Due diligence uncovers legal, financial, and operational matters that affect valuation and deal terms. It reveals contract obligations, pending litigation, regulatory issues, and hidden liabilities that could change the structure or pricing of a transaction and inform indemnity and escrow arrangements. Thorough due diligence allows buyers to negotiate protections and sellers to address or disclose issues preemptively. Properly managed diligence facilitates smoother closings, reduces post-closing disputes, and builds trust between parties through transparent disclosure and documented findings.
Shareholder disputes can be addressed through negotiation, mediation, or litigation, depending on the nature of the conflict and the remedies sought. Well-drafted governance documents often provide dispute resolution pathways that encourage settlement and minimize business disruption. When informal resolution fails, mediation or arbitration can preserve relationships and confidentiality while reducing courtroom costs. Litigation remains an option for unresolved claims; however, structured dispute resolution processes typically offer faster, less disruptive results and protect ongoing business operations.
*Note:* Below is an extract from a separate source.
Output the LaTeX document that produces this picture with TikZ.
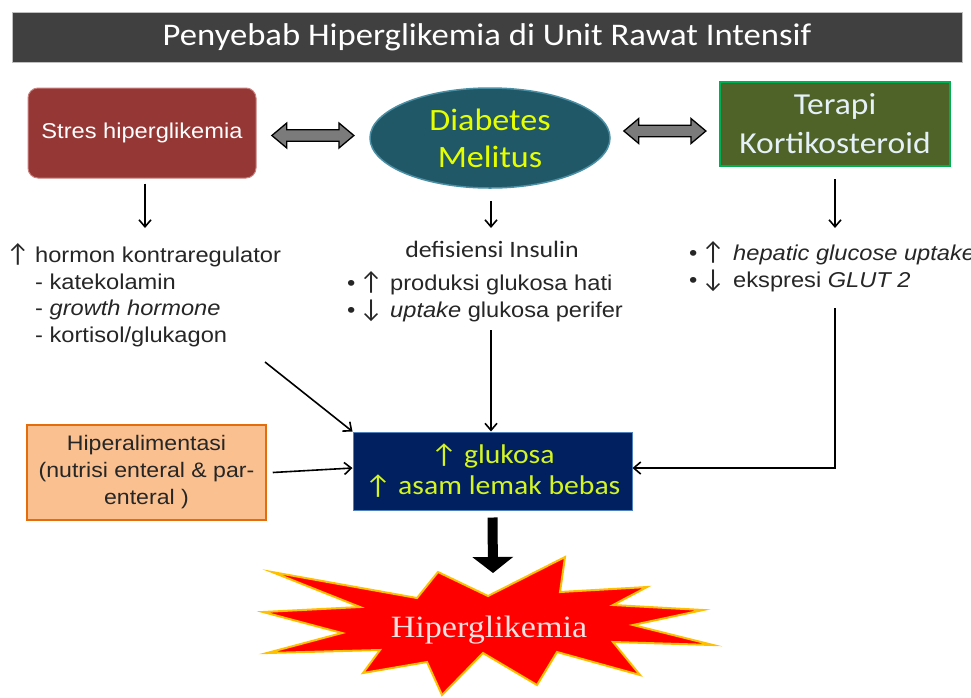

Estate planning and business succession work together to ensure ownership transitions align with the owner’s personal legacy and financial goals. Incorporating business interests into wills, trusts, and power-of-attorney documents helps manage transfer tax consequences and clarifies who will manage or receive ownership interests. Coordinated planning addresses liquidity needs, tax planning, and continuation mechanisms such as buy-sell agreements. Aligning estate documents with corporate governance ensures that family members, beneficiaries, and managers understand expectations and that transitions occur with minimal operational disruption.